Supreme Court to consider First Amendment rights of pro-life demonstrators

The U.S. Supreme Court is back in session, and among the cases it will decide by next summer is one from Massachusetts challenging that state’s 35-foot no-protest zone around abortion facilities [McCullen v. Coakley]. The plaintiffs are seven pro-lifers who regularly do sidewalk counseling outside abortion facilities in Boston, Worcester, and Springfield.

The pending case was a factor in the decision by the Concord, NH City Council not to follow up on a petition to impose a 35-foot zone around the Feminist Health Center.
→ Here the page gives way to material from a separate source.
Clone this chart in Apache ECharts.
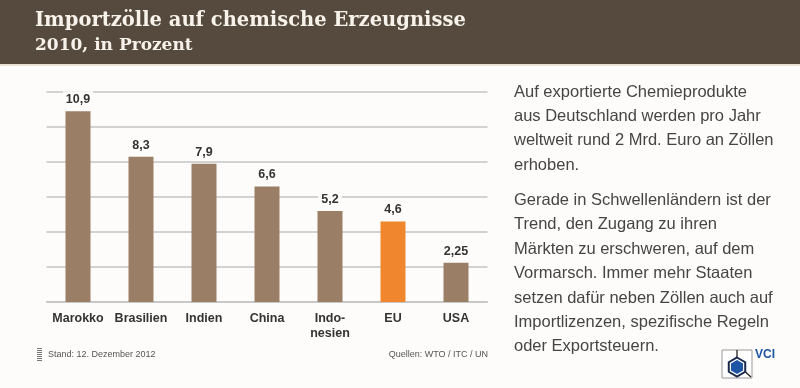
<!DOCTYPE html>
<html><head><meta charset="utf-8">
<script src="https://cdn.jsdelivr.net/npm/echarts@6/dist/echarts.min.js"></script>
<style>html,body{margin:0;padding:0;background:#fdfcfa}#c{width:800px;height:388px}</style>
</head><body><div id="c"></div>
<script>
var categories = ['Marokko', 'Brasilien', 'Indien', 'China', 'Indo-\nnesien', 'EU', 'USA'];
var values = [10.9, 8.3, 7.9, 6.6, 5.2, 4.6, 2.25];
var highlight = 'EU';
var yTicks = [0, 2, 4, 6, 8, 10, 12];
var titleText = 'Importzölle auf chemische Erzeugnisse';
var subtitleText = '2010, in Prozent';
var para1 = ['Auf exportierte Chemieprodukte', 'aus Deutschland werden pro Jahr', 'weltweit rund 2 Mrd. Euro an Zöllen', 'erhoben.'];
var para2 = ['Gerade in Schwellenländern ist der', 'Trend, den Zugang zu ihren', 'Märkten zu erschweren, auf dem', 'Vormarsch. Immer mehr Staaten', 'setzen dafür neben Zöllen auch auf', 'Importlizenzen, spezifische Regeln', 'oder Exportsteuern.'];
var standText = 'Stand: 12. Dezember 2012';
var quelleText = 'Quellen: WTO / ITC / UN';

var chart = echarts.init(document.getElementById('c'));
var textEls = [];
var lh = 24.4;
var bodyFont = '16.5px "Liberation Sans", Arial, sans-serif';
para1.forEach(function (t, i) {
  textEls.push({type: 'text', left: 514, top: 93 + i * lh - 9.5, style: {text: t, font: bodyFont, fill: '#454545'}});
});
para2.forEach(function (t, i) {
  textEls.push({type: 'text', left: 514, top: 201.5 + i * lh - 9.5, style: {text: t, font: bodyFont, fill: '#454545'}});
});
var iconLines = [];
for (var k = 0; k < 7; k++) {
  iconLines.push({type: 'rect', shape: {x: 37, y: 348 + k * 2, width: 5, height: 1}, style: {fill: '#777'}});
}
var hx = 737, hy = 367, r = 9.5;
var hexPts = [];
for (var a = 0; a < 6; a++) {
  var ang = Math.PI / 180 * (60 * a - 90);
  hexPts.push([hx + r * Math.cos(ang), hy + r * Math.sin(ang)]);
}
var innerPts = [];
for (var a2 = 0; a2 < 6; a2++) {
  var ang2 = Math.PI / 180 * (60 * a2 - 90);
  innerPts.push([hx + (r - 2.5) * Math.cos(ang2), hy + (r - 2.5) * Math.sin(ang2)]);
}

chart.setOption({
  animation: false,
  backgroundColor: '#fdfcfa',
  grid: {left: 46.5, right: 312.5, top: 92, bottom: 86, containLabel: false},
  xAxis: {
    type: 'category', data: categories,
    axisLine: {show: true, lineStyle: {color: '#c4c4c4', width: 1.5}},
    axisTick: {show: false},
    axisLabel: {color: '#333', fontWeight: 'bold', fontSize: 12.5, fontFamily: '"Liberation Sans", Arial, sans-serif', margin: 9, lineHeight: 15, interval: 0}
  },
  yAxis: {
    type: 'value', min: yTicks[0], max: yTicks[yTicks.length - 1], interval: 2,
    axisLine: {show: false}, axisTick: {show: false}, axisLabel: {show: false},
    splitLine: {lineStyle: {color: '#c4c4c4', width: 1.5}}
  },
  series: [{
    type: 'bar', barWidth: 25, z: 3,
    data: values.map(function (v, i) {
      return {value: v, itemStyle: {color: categories[i] === highlight ? '#f0872e' : '#9a7e66'}};
    }),
    label: {
      show: true, position: 'top', distance: 5,
      color: '#333', fontWeight: 'bold', fontSize: 12.5, fontFamily: '"Liberation Sans", Arial, sans-serif',
      backgroundColor: '#fdfcfa', padding: [2, 3, 0, 3],
      formatter: function (p) { return String(p.value).replace('.', ','); }
    }
  }],
  graphic: [
    {type: 'rect', shape: {x: 0, y: 0, width: 800, height: 64}, style: {fill: '#564a3e'}},
    {type: 'rect', shape: {x: 0, y: 64, width: 800, height: 2}, style: {fill: '#e9e2d6'}},
    {type: 'text', left: 35, top: 11, style: {text: titleText, font: 'bold 19.5px "DejaVu Serif", serif', fill: '#f7f3ea'}},
    {type: 'text', left: 35, top: 37, style: {text: subtitleText, font: 'bold 17px "DejaVu Serif", serif', fill: '#f7f3ea'}},
    {type: 'text', left: 48, top: 350, style: {text: standText, font: '9px "Liberation Sans", Arial, sans-serif', fill: '#555'}},
    {type: 'text', right: 312, top: 350, style: {text: quelleText, font: '9px "Liberation Sans", Arial, sans-serif', fill: '#555'}},
    {type: 'rect', shape: {x: 722, y: 350, width: 30, height: 28}, style: {fill: '#fff', stroke: '#999', lineWidth: 1}},
    {type: 'line', shape: {x1: hx, y1: 350, x2: hx, y2: hy - r}, style: {stroke: '#222', lineWidth: 1.3}},
    {type: 'line', shape: {x1: hexPts[2][0], y1: hexPts[2][1], x2: 751, y2: 377}, style: {stroke: '#222', lineWidth: 1.3}},
    {type: 'polygon', shape: {points: hexPts}, style: {fill: '#fff', stroke: '#1b2a4a', lineWidth: 2}},
    {type: 'polygon', shape: {points: innerPts}, style: {fill: '#1d55a5', stroke: 'none'}},
    {type: 'text', left: 755, top: 349, style: {text: 'VCI', font: 'bold 12px "Liberation Sans Narrow", "Liberation Sans", sans-serif', fill: '#1d55a5'}}
  ].concat(textEls).concat(iconLines)
});
</script></body></html>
When that petition was in the news, I went to Concord to measure what a 35-foot zone would look like there (see Thirty-Five Feet in Theory and Practice). I still wonder if the Concord Chamber of Commerce realizes that a 35-foot “buffer” would put pro-lifers on its doorstep instead of the FHC’s. If the Supreme Court upholds the Massachusetts law, you can expect to see a buffer zone imposed by the city, if not by the state.

The challenged law applies to “reproductive health facilities” excluding hospitals. Violators are subject to fines and jail time, becoming more severe with repeat offenses. Mark L. Rienzi, attorney for the plaintiffs, told Boston.com, “The same rules have to apply to all speakers. The government cannot put peaceful pro-life speakers in jail, but give Planned Parenthood free rein on the same sidewalk.” It seems that employees of the abortion providers, who are not subject to the law, have been known to stand in front of the facilities and interact with clients in a manner to drown out the pro-lifers 35 feet away.

I saw a tweet the other day from Planned Parenthood of Northern New England, calling on supporters to show up in Portland to promote a “patient safety zone” there. That’s yet another euphemism for “First-Amendment-free zone.”

The Court last addressed no-protest zones in 2000 in the Hill v. Colorado case, when a 6-3 vote upheld a Colorado law establishing an 8-foot buffer.  Five of those Justices are still on the Court, two of whom were in the Hill majority.

Late-term abortion case on appeal

In other Supreme Court news, Americans United for Life is reporting that Arizona officials are appealing a lower court decision striking down the state’s law limiting abortions after the fifth month of pregnancy. According to AUL,  “Arizona’s defense relies directly on the Supreme Court’s 2007 decision in Gonzales v. Carhart, which upheld the federal partial birth abortion ban act. In that case, the Supreme Court expressed concern with late-term abortions and their impact on the unborn child and women’s health.”